World food consumption is driven by three principal long-term, structural, factors as you know:  income growth rates, population growth rates and dietary preferences.  The most extraordinary development of our times, of course, is that food consumption is also driven by energy production.  In pumping biofuels into our tanks, we are in fact pumping corn, sugarcane, and other foods into our transportation systems.  It is, of course, a matter of debate as to whether biofuels are transitory or structural, and will very much depend on how experimental biofuels policies across the globe fare, and the public's reaction to them. 
Globally, we know that income is rising and will continue to rise, although unevenly. With rising incomes comes rising demand. Population growth rates, on the other hand, have been falling for almost 30 years now, and the world has certainly passed its peak population growth rate of the late 1960s. But the absolute rise in population remains.

In terms of dietary preferences, we know that at the global level, dietary preferences are converging — the so called “nutritional transformation”. There are many reasons for this, like the spread of food chains, and greater exposure to North American and European dietary habits (for better or for worse, I might add)! Meat, milk, and dairy consumption in the developing world, in particular, are rising.

Biofuels, as I said earlier, also add an entirely new dimension to the consumption picture. The OECD and FAO tell us that, if current policies continue, by 2019 about 13% of the global production of coarse grains will be used for ethanol, 16% of vegetable oil, and 35% of sugarcane.

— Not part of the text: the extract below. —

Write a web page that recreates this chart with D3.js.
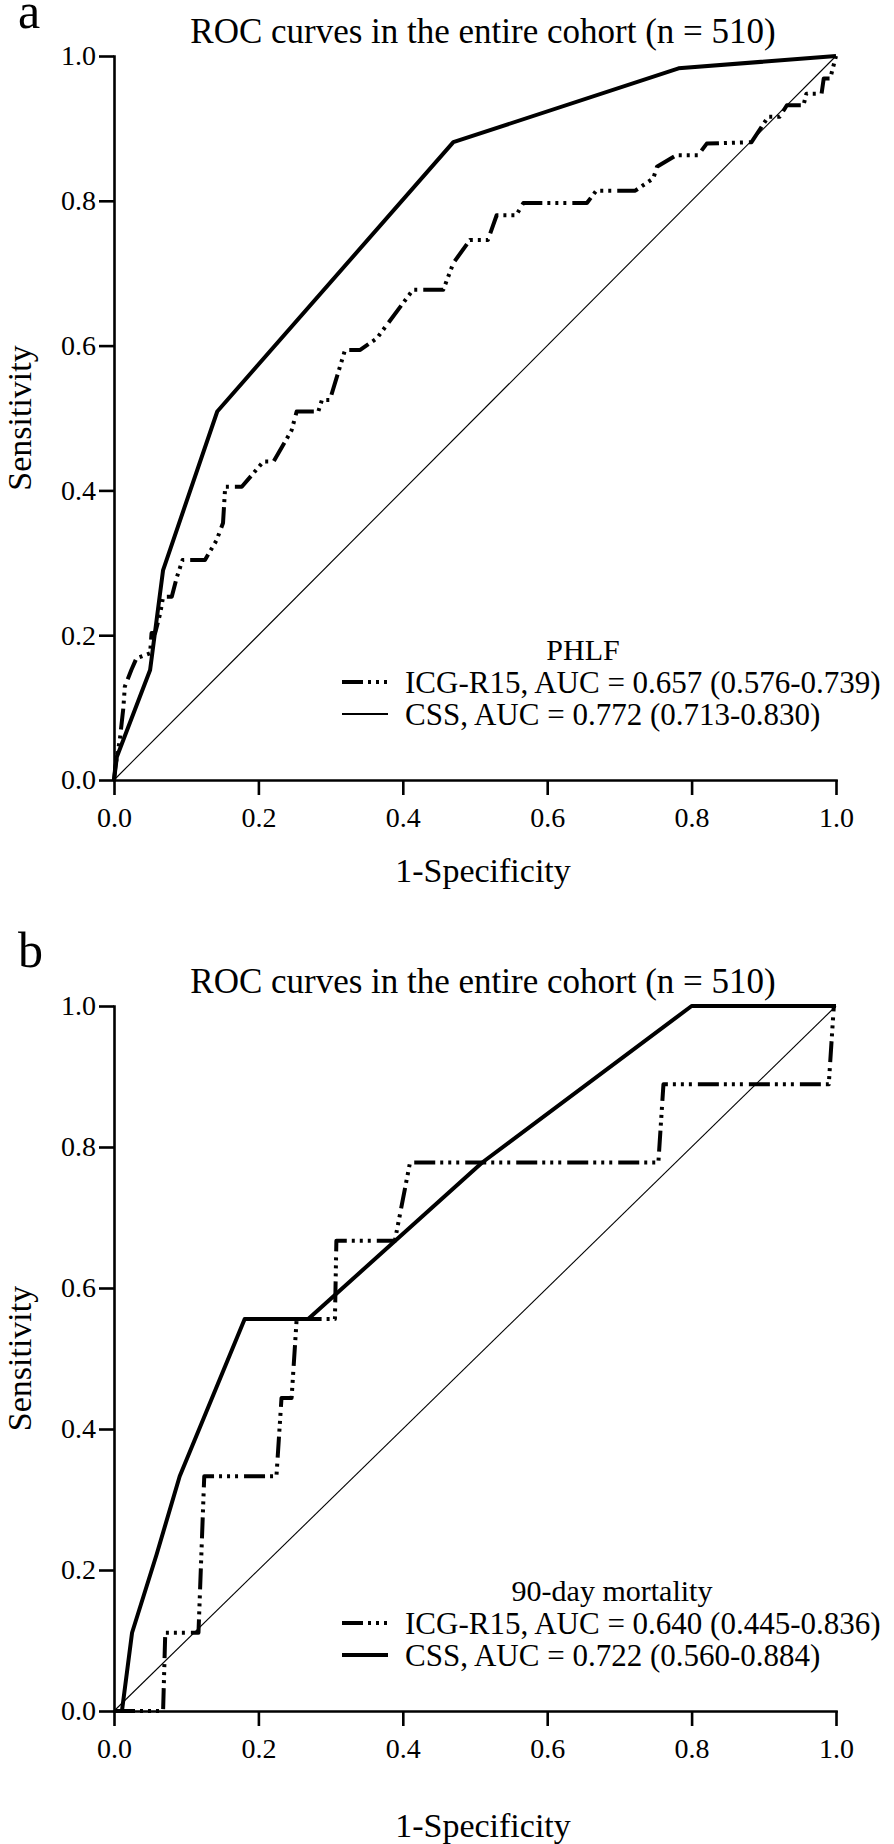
<!DOCTYPE html>
<html>
<head>
<meta charset="utf-8">
<script src="https://cdn.jsdelivr.net/npm/d3@7"></script>
<style>
  body { margin: 0; background: #fff; }
  svg text { font-family: "Liberation Serif", "Times New Roman", serif; fill: #000; }
</style>
</head>
<body>
<div id="chart"></div>
<script>
// tick values shared by both axes
var ticks = [0, 0.2, 0.4, 0.6, 0.8, 1.0];
var diagonal = [[0, 0], [1, 1]];
var titleText = "ROC curves in the entire cohort (n = 510)";

// panel a: PHLF, [1-specificity, sensitivity]
var phlfICG = [[0, 0], [0.002, 0.02], [0.008, 0.055], [0.013, 0.1], [0.015, 0.129], [0.024, 0.152],
    [0.031, 0.168], [0.05, 0.175], [0.052, 0.203], [0.057, 0.203], [0.064, 0.23], [0.068, 0.253],
    [0.08, 0.253], [0.087, 0.28], [0.095, 0.304], [0.126, 0.304], [0.142, 0.331], [0.151, 0.355],
    [0.154, 0.405], [0.177, 0.405], [0.207, 0.44], [0.221, 0.44], [0.246, 0.483], [0.253, 0.509],
    [0.283, 0.509], [0.288, 0.525], [0.299, 0.525], [0.32, 0.594], [0.341, 0.594], [0.364, 0.61],
    [0.414, 0.677], [0.456, 0.677], [0.47, 0.714], [0.493, 0.746], [0.518, 0.746], [0.53, 0.78],
    [0.557, 0.78], [0.567, 0.797], [0.655, 0.797], [0.668, 0.814], [0.722, 0.814], [0.747, 0.831],
    [0.752, 0.847], [0.779, 0.863], [0.809, 0.863], [0.821, 0.879], [0.883, 0.881], [0.906, 0.916],
    [0.922, 0.916], [0.932, 0.932], [0.955, 0.932], [0.959, 0.948], [0.98, 0.948], [0.983, 0.969],
    [0.992, 0.969], [1, 1]];
var phlfCSS = [[0, 0], [0.004, 0.032], [0.05, 0.152], [0.068, 0.29], [0.143, 0.509],
    [0.47, 0.881], [0.782, 0.983], [1, 1]];
var phlfLegend = ["ICG-R15, AUC = 0.657 (0.576-0.739)", "CSS, AUC = 0.772 (0.713-0.830)"];

// panel b: 90-day mortality
var mortICG = [[0, 0], [0.068, 0], [0.071, 0.111], [0.117, 0.111], [0.121, 0.222], [0.125, 0.333],
    [0.225, 0.333], [0.232, 0.444], [0.246, 0.444], [0.253, 0.556], [0.306, 0.556], [0.308, 0.667],
    [0.389, 0.667], [0.41, 0.778], [0.754, 0.778], [0.761, 0.889], [0.99, 0.889], [0.997, 1], [1, 1]];
var mortCSS = [[0, 0], [0.011, 0], [0.025, 0.111], [0.059, 0.222], [0.091, 0.333], [0.181, 0.556],
    [0.269, 0.556], [0.51, 0.778], [0.8, 1], [1, 1]];
var mortLegend = ["ICG-R15, AUC = 0.640 (0.445-0.836)", "CSS, AUC = 0.722 (0.560-0.884)"];

var dashICG = "21,5,3,5,3,5,3,6";

var svg = d3.select("#chart").append("svg")
    .attr("width", 894)
    .attr("height", 1844);

function drawPanel(p) {
    var x = d3.scaleLinear().domain([0, 1]).range([114, 836]);
    var y = d3.scaleLinear().domain([0, 1]).range([p.bottom, p.top]);
    var g = svg.append("g");

    var line = d3.line()
        .x(function (d) { return x(d[0]); })
        .y(function (d) { return y(d[1]); });

    // panel letter and title
    g.append("text").attr("x", 18).attr("y", p.letterY)
        .attr("font-size", 50).text(p.letter);
    g.append("text").attr("x", 483).attr("y", p.top - 13)
        .attr("text-anchor", "middle").attr("font-size", 35).text(titleText);

    // axes
    var xAxis = g.append("g")
        .attr("transform", "translate(0," + p.bottom + ")")
        .call(d3.axisBottom(x).tickValues(ticks).tickFormat(d3.format(".1f"))
            .tickSize(15).tickSizeOuter(0).tickPadding(12));
    var yAxis = g.append("g")
        .attr("transform", "translate(114,0)")
        .call(d3.axisLeft(y).tickValues(ticks).tickFormat(d3.format(".1f"))
            .tickSize(15).tickSizeOuter(0).tickPadding(3));
    [xAxis, yAxis].forEach(function (a) {
        a.attr("font-family", null).attr("font-size", null);
        a.select(".domain").attr("stroke-width", 2.6).attr("stroke-linecap", "square");
        a.selectAll(".tick line").attr("stroke-width", 2.6);
        a.selectAll(".tick text").attr("font-size", 28);
    });

    // axis labels
    g.append("text").attr("x", 483).attr("y", p.xLabelY)
        .attr("text-anchor", "middle").attr("font-size", 34).text("1-Specificity");
    g.append("text")
        .attr("transform", "translate(31," + (p.top + p.bottom) / 2 + ") rotate(-90)")
        .attr("text-anchor", "middle").attr("font-size", 34).text("Sensitivity");

    // reference diagonal
    g.append("path").datum(diagonal).attr("d", line)
        .attr("fill", "none").attr("stroke", "#000").attr("stroke-width", 1.1);

    // ROC curves
    g.append("path").datum(p.icg).attr("d", line)
        .attr("fill", "none").attr("stroke", "#000").attr("stroke-width", 4)
        .attr("stroke-dasharray", dashICG).attr("stroke-linejoin", "round");
    g.append("path").datum(p.css).attr("d", line)
        .attr("fill", "none").attr("stroke", "#000").attr("stroke-width", 4)
        .attr("stroke-linejoin", "round");

    // legend
    g.append("text").attr("x", p.legendTitleX).attr("y", p.legendY)
        .attr("text-anchor", "middle").attr("font-size", 30).text(p.legendTitle);
    var rows = [
        { label: p.legend[0], dash: dashICG, w: 4 },
        { label: p.legend[1], dash: null, w: p.cssSampleWidth }
    ];
    rows.forEach(function (r, i) {
        var ly = p.legendY + 22 + i * 32;
        g.append("line").attr("x1", 342).attr("x2", 388).attr("y1", ly).attr("y2", ly)
            .attr("stroke", "#000").attr("stroke-width", r.w)
            .attr("stroke-dasharray", r.dash);
        g.append("text").attr("x", 405).attr("y", ly + 11)
            .attr("font-size", 31).text(r.label);
    });
}

drawPanel({
    letter: "a", letterY: 28, top: 56, bottom: 780, xLabelY: 882,
    icg: phlfICG, css: phlfCSS, legend: phlfLegend,
    legendTitle: "PHLF", legendTitleX: 583, legendY: 660, cssSampleWidth: 2
});
drawPanel({
    letter: "b", letterY: 967, top: 1006, bottom: 1711, xLabelY: 1837,
    icg: mortICG, css: mortCSS, legend: mortLegend,
    legendTitle: "90-day mortality", legendTitleX: 612, legendY: 1601, cssSampleWidth: 4
});
</script>
</body>
</html>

In short, what this food consumption picture tells us is that demand for food will continue to grow. But what does the food production picture tell us then? Will world food production be able to keep up with this increased demand? Again, there are three main sources of growth of crop production: one, expanding the current agricultural land area; two, boosting the frequency with which that area is cropped; and, three, trying to boost actual yields (through mechanization, better irrigation, or biotechnology for example).  These are the structural long-term options that are before us.
 
Having looked at the various factors that influence production and consumption, we must now turn to what it is that links them. At the global level, the link is established through international trade. Trade becomes the transmission belt through which supply adjusts to demand. It allows food to travel from the land of the plenty to the land of the few. When that transmission belt is disrupted through trade barriers, unexpected turbulence arises on the market.

But let us take a closer look, then, at these “trade barriers,” and their impact on the production picture. Export restrictions play a major role in food crises. There are other trade barriers too, which harm agricultural production, such as tariffs and subsidies, and which prevent food from being produced where this can be most efficiently done. But I would like to begin by export restrictions because of the very direct role they play in aggravating food crises. In fact, some analysts consider them the principle cause of the food price rise in 2008, for some of the most vital staples.


Clearly those that impose these restrictions have a logic, they do not wish to see their own populations starve. So the question then is what alternative policies could allow them to meet this goal? The answer to that question must reside in more food production globally, more social safety nets, and more food aid and possibly food reserves. I would argue that what we must at least explore is the exemption of humanitarian food aid from export bans.